Au cœur de ces évolutions, une question : comment continuer à transmettre sans diluer l’essence historique ? La réponse réside souvent dans un équilibre subtil entre respect des gestes anciens et curiosité pour les outils et marchés de demain.

La mosaïque humaine du Bellet : familles, ouvriers et influences

Si le récit privilégie souvent les lignages historiques, il convient de souligner la diversité sociale du Bellet, enrichie au fil des siècles par :

  • Des apports de main-d’œuvre italienne au XIXe siècle, dont certains ouvriers devinrent à leur tour propriétaires de petites parcelles.
  • La transmission des domaines à des familles “adoptives”, parfois venues d’autres horizons, mais convaincues de faire vivre la flamme locale avec autant de fidélité.

Le paysage humain du Bellet est donc un patchwork où chaque famille, chaque histoire contribue à façonner l’identité du vignoble. Un verre de Bellet, c’est la mémoire de ces générations mêlées, le parfum du mimosa après la pluie et le souffle salin des brises d’ouest qui caressent les grappes les plus haut perchées.

La force du Bellet : un vignoble vivant entre héritage et renouvellement

Si le Bellet ne compte encore qu’environ 15 domaines et 150 000 bouteilles produites par an (Source : INAO), c’est la marque d’une tradition familiale résiliente qui n’a jamais cherché la production de masse.

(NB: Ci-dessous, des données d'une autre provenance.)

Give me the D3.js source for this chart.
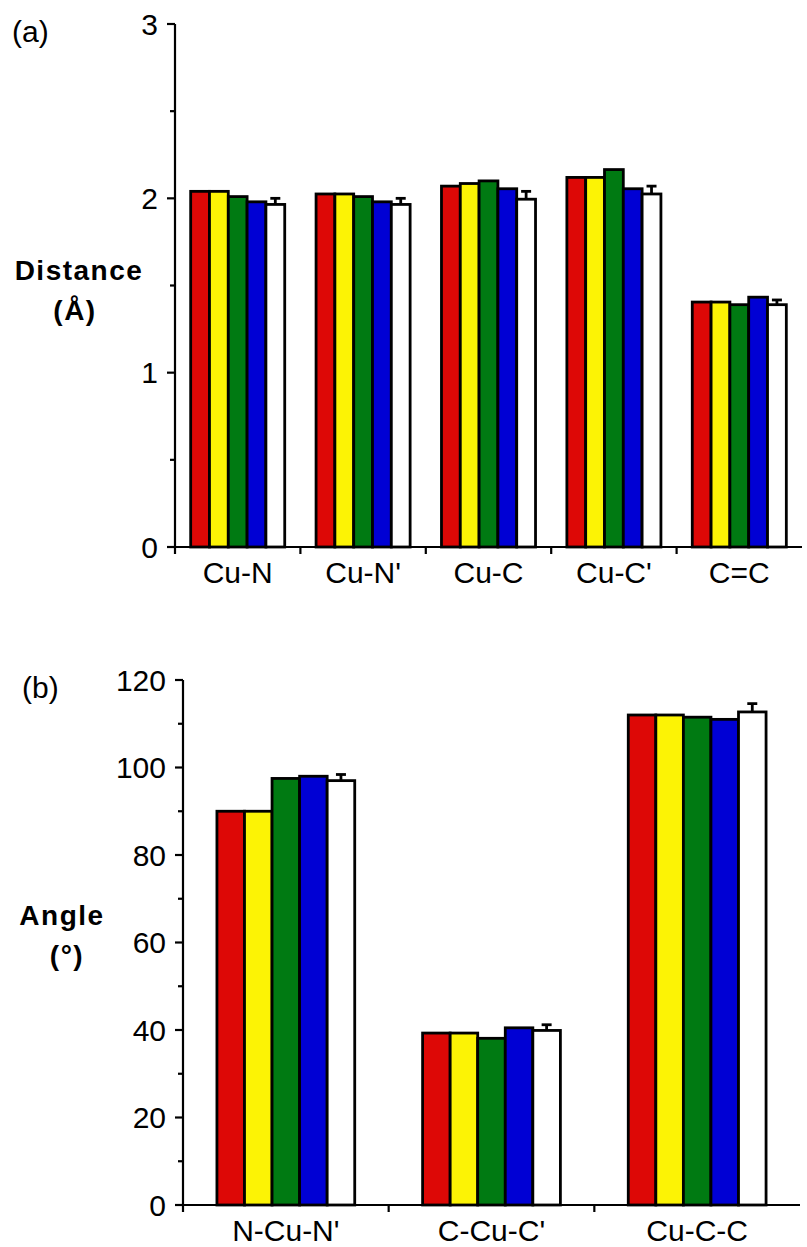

Bien au contraire, chaque cuvée s’inscrit dans une lignée, une histoire, un lien intime entre la terre et ceux qui l’habitent et la travaillent.

Tout au long des saisons, la vie du Bellet reste rythmée par la main humaine, par ces familles qui, dans l’ombre d’une vieille bastide ou sous la lumière dorée du matin niçois, recommencent inlassablement à écrire le récit d’un vignoble minuscule, mais porté par une ambition universelle : celle de partager la beauté d’un terroir secret.

À l’heure où de nombreux vignobles du monde cherchent la voie de l’authenticité, Bellet peut s’appuyer sur la richesse de celles et ceux qui, en héritiers fidèles et audacieux, continuent de tisser la trame d’un patrimoine vivant. Au fil du temps, chaque famille ajoute sa note à la symphonie du Bellet, invitant les amateurs à en découvrir les accords, la puissance minérale et la délicatesse aromatique, année après année.